* start RECORD EXTRACTS *

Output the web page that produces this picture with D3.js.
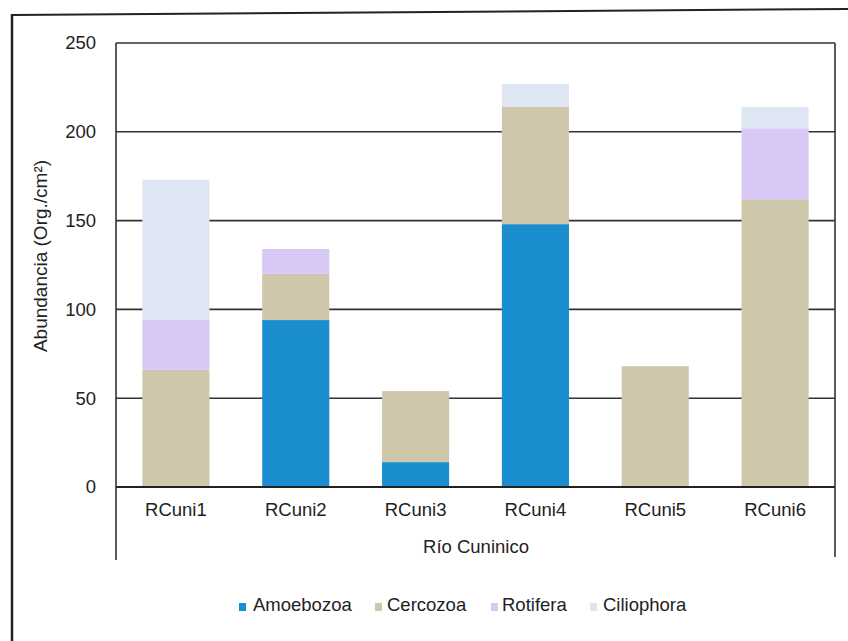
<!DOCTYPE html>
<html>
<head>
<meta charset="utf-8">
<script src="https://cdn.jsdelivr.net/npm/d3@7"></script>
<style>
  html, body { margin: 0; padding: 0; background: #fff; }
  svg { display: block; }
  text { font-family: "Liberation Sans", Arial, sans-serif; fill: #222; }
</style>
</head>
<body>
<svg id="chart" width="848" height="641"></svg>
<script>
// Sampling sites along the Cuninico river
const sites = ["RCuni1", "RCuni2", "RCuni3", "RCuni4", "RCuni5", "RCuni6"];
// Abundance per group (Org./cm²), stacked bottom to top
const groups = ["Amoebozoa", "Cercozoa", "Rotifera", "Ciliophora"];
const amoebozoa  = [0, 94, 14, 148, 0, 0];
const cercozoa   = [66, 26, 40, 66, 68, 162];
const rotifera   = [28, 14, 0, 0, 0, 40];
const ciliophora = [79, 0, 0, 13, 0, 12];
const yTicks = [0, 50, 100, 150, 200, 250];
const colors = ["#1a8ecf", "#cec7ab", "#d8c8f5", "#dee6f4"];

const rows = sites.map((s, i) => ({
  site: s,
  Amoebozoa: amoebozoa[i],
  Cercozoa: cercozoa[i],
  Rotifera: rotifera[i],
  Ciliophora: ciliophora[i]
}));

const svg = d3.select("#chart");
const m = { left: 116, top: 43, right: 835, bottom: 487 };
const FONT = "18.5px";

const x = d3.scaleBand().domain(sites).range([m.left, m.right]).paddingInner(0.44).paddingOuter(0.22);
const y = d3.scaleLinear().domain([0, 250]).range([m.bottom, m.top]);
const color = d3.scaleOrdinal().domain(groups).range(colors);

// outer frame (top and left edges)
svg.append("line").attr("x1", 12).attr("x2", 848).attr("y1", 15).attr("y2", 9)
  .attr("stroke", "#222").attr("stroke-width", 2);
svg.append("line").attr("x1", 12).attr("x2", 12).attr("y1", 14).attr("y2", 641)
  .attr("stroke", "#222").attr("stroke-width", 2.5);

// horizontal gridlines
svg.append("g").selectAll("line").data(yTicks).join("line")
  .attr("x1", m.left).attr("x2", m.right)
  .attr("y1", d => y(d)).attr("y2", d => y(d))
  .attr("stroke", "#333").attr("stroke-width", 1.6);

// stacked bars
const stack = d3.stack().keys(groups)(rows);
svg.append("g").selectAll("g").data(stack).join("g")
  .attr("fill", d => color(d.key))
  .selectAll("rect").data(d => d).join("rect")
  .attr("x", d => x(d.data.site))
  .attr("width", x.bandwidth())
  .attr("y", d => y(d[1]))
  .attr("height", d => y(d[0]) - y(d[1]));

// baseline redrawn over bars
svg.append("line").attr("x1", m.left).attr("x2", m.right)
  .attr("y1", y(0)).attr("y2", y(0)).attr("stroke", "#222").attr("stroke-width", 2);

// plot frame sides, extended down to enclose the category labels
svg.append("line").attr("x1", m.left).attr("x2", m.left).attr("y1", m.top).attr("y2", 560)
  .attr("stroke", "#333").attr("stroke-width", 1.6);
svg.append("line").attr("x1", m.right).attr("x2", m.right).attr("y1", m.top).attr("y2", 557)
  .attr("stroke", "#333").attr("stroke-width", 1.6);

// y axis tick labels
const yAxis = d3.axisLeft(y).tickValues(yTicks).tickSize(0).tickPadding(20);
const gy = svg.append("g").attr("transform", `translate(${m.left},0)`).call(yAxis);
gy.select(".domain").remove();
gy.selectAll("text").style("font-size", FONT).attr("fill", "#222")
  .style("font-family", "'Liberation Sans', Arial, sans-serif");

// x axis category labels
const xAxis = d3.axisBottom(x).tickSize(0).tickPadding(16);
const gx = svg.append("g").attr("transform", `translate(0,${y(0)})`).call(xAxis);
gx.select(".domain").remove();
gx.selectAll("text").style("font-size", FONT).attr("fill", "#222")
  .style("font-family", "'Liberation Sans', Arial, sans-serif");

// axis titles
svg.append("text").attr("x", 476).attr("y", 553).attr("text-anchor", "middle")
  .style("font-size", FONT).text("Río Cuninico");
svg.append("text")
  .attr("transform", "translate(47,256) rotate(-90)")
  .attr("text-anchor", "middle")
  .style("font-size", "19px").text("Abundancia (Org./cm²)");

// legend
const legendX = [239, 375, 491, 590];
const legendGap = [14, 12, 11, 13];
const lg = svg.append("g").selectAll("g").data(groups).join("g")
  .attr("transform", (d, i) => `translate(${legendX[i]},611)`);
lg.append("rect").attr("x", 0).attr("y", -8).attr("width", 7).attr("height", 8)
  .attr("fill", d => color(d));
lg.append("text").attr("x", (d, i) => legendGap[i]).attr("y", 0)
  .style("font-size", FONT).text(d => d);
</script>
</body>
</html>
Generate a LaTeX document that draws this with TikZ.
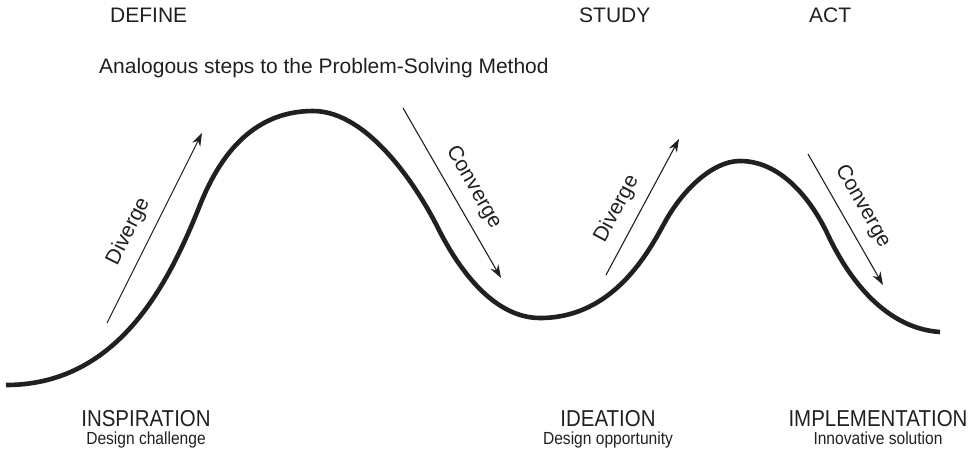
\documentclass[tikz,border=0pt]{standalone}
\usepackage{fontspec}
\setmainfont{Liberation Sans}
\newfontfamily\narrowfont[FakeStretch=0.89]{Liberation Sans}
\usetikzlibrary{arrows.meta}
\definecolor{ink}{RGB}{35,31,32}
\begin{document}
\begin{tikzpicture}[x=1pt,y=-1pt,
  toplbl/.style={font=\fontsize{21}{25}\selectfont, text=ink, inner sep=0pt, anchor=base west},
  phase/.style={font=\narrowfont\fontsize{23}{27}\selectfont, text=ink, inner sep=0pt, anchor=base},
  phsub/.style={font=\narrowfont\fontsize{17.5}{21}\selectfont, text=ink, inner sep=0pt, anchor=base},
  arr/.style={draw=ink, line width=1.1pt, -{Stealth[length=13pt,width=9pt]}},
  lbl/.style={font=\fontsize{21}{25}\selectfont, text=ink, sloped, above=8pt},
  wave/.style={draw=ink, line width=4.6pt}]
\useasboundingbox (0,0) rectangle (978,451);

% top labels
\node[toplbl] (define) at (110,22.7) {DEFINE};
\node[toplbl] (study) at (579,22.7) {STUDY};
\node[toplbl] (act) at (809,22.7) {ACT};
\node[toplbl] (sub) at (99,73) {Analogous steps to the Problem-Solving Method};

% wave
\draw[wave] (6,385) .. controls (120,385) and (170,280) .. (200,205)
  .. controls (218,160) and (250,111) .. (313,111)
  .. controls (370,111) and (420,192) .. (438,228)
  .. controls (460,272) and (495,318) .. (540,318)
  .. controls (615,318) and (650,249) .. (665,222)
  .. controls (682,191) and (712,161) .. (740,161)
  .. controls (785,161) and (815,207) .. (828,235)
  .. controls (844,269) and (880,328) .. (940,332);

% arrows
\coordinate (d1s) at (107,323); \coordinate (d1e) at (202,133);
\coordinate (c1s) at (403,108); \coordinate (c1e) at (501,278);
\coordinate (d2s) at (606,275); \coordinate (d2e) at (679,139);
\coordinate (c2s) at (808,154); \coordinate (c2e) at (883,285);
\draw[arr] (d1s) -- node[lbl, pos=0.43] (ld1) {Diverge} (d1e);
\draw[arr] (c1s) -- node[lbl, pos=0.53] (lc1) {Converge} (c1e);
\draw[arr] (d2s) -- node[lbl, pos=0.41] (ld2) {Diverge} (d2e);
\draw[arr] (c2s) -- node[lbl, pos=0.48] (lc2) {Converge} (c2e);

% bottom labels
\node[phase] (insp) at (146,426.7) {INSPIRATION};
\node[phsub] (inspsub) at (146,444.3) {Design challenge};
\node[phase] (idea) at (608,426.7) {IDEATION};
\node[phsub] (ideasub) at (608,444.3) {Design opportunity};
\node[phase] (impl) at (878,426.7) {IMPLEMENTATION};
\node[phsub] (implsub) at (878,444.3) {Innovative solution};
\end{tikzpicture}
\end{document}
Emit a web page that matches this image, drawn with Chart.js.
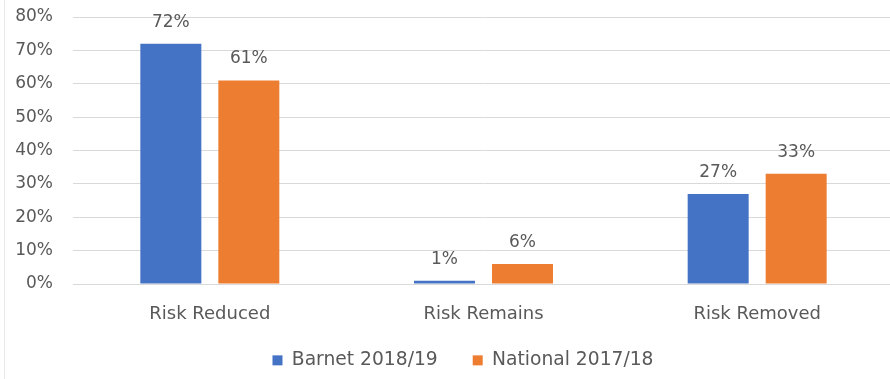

* end RECORD EXTRACTS *

Starting at the line that contains "Generate a LaTeX" and ending at the line that contains "-- node[lbl, pos=0.48]", give the lines again exactly. Do not include the pictures.

RESPONSE BELOW:
Generate a LaTeX document that draws this with TikZ.
\documentclass[tikz,border=0pt]{standalone}
\usepackage{fontspec}
\setmainfont{Liberation Sans}
\newfontfamily\narrowfont[FakeStretch=0.89]{Liberation Sans}
\usetikzlibrary{arrows.meta}
\definecolor{ink}{RGB}{35,31,32}
\begin{document}
\begin{tikzpicture}[x=1pt,y=-1pt,
  toplbl/.style={font=\fontsize{21}{25}\selectfont, text=ink, inner sep=0pt, anchor=base west},
  phase/.style={font=\narrowfont\fontsize{23}{27}\selectfont, text=ink, inner sep=0pt, anchor=base},
  phsub/.style={font=\narrowfont\fontsize{17.5}{21}\selectfont, text=ink, inner sep=0pt, anchor=base},
  arr/.style={draw=ink, line width=1.1pt, -{Stealth[length=13pt,width=9pt]}},
  lbl/.style={font=\fontsize{21}{25}\selectfont, text=ink, sloped, above=8pt},
  wave/.style={draw=ink, line width=4.6pt}]
\useasboundingbox (0,0) rectangle (978,451);

% top labels
\node[toplbl] (define) at (110,22.7) {DEFINE};
\node[toplbl] (study) at (579,22.7) {STUDY};
\node[toplbl] (act) at (809,22.7) {ACT};
\node[toplbl] (sub) at (99,73) {Analogous steps to the Problem-Solving Method};

% wave
\draw[wave] (6,385) .. controls (120,385) and (170,280) .. (200,205)
  .. controls (218,160) and (250,111) .. (313,111)
  .. controls (370,111) and (420,192) .. (438,228)
  .. controls (460,272) and (495,318) .. (540,318)
  .. controls (615,318) and (650,249) .. (665,222)
  .. controls (682,191) and (712,161) .. (740,161)
  .. controls (785,161) and (815,207) .. (828,235)
  .. controls (844,269) and (880,328) .. (940,332);

% arrows
\coordinate (d1s) at (107,323); \coordinate (d1e) at (202,133);
\coordinate (c1s) at (403,108); \coordinate (c1e) at (501,278);
\coordinate (d2s) at (606,275); \coordinate (d2e) at (679,139);
\coordinate (c2s) at (808,154); \coordinate (c2e) at (883,285);
\draw[arr] (d1s) -- node[lbl, pos=0.43] (ld1) {Diverge} (d1e);
\draw[arr] (c1s) -- node[lbl, pos=0.53] (lc1) {Converge} (c1e);
\draw[arr] (d2s) -- node[lbl, pos=0.41] (ld2) {Diverge} (d2e);
\draw[arr] (c2s) -- node[lbl, pos=0.48] (lc2) {Converge} (c2e);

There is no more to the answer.